Multiple primary lung cancers are commonly adenocarcinomas, and distinguishing them from intrapulmonary metastases (IM) is often a concern for clinicians. In comparison to intrapulmonary metastases, multiple primary lung cancers generally have a better prognosis and a greater response to surgical resection, while intrapulmonary metastases are often advanced lesions with limited surgical options and are primarily treated with radiation, chemotherapy, and targeted therapy.

In terms of surgical approach, it is generally accepted that the physical squeezing pressure during surgery can affect the presence of STAS, especially in thoracoscopic surgery, when the specimen is removed through a tiny thoracoscopic hole. However, Blaauwgeers et al. were preceded by a prospective study [16]. It was shown that there was no difference in the incidence of loose fragments between different surgical groups (thoracotomy versus thoracoscopic surgery). Since STAS is associated with a higher ADC stage, the outcome may be due to the possibility that patients with a higher ADC stage may undergo radical surgery and thoracotomy. Whether STAS is a real in vivo phenomenon or an in vitro artifact is debatable. In thoracoscopic surgery, the excised lung specimen containing the tumor is squeezed through a tiny thoracoscopic foramen, which may cause tumor cells to detach around the tumor and move to adjacent air spaces [17]. In the current study, STAS is more common when thoracotomy is performed.

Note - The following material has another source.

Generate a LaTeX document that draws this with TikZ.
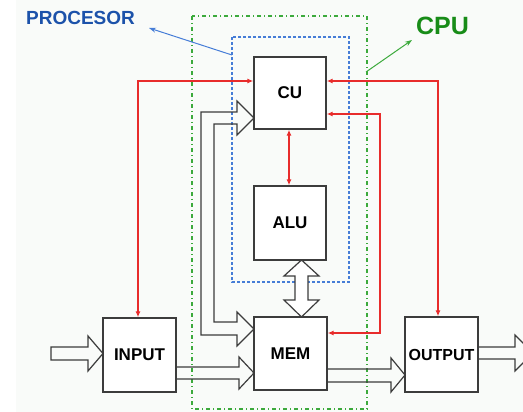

In addition, numerous studies have shown that [18,19,20], STAS is independently associated with poor prognosis in patients with ADC. These arguments support that STAS is a real, important biological phenomenon and not a false artificial artifact.

Despite undergoing surgical treatment, 6.3-63.7% of MPLC patients still experience recurrence, suggesting the need to consider other risk factors for recurrence in addition to clinical staging [21]. Dai et al. suggested that STAS has a minimal impact on the prognosis of lung adenocarcinoma with a diameter < 2 cm, while STAS can significantly worsen the prognosis of patients with lung adenocarcinomas with diameters of 2–3 cm [22]. However, Kadota et al. found that STAS contributed independently to recurrence in lung adenocarcinoma with a 2 cm tumor diameter [23]. The studies primarily focused on early-stage lung adenocarcinoma, with limited experimental data regarding the relationship between STAS and MPLC.

Some studies propose that STAS is associated with epithelial-mesenchymal transition [24], which involves the loss of E-cadherin leading to decreased cell adhesion, promoting invasion and playing a role in tumor metastasis through lymphatic vessels, blood vessels, pleura, and STAS [25]. This mechanism may increase the likelihood of occult extrapulmonary metastasis during lung cancer surgery, increasing the risk of local and distant recurrence. STAS and its relationship with poor prognosis, particularly its association with IM, require further comprehensive research.

Moreover, considering that patients with multiple lung cancers require a greater extent of lung tissue resection, sublobar resection could be considered as the primary surgical approach to better preserve lung function. Suzuki et al. defined non-invasive lung cancer on imaging (tumor ≤ 2 cm, CTR ≤ 0.25) and found that sublobar resection with adequate margins (defined as at least 5 mm in the study) achieved close to 100% 5-year recurrence-free survival, with lower complication rates and less impact on lung function [26]. The studies primarily focused on patients with solitary lung cancer, and future research can focus on surgical approaches for multiple lung cancers.

Limitations

This study is based on comprehensive clinical follow-up data and provides a certain reference basis for clinical determination of diagnosis and treatment plans. However, it still has certain limitations. In this study, patients were followed up for only 3 years; Further surveillance of survival rates over five years and recurrence-free survival rates is needed. Moreover, this is a single-center retrospective study and the number of cases is little, which may have biases in patient selection. Further multicenter studies with larger sample sizes should be considered in the future.

Conclusions

In summary, in patients with MPLC, STAS is predominantly observed in invasive cases and is strongly associated with adverse prognosis and high rates of recurrence.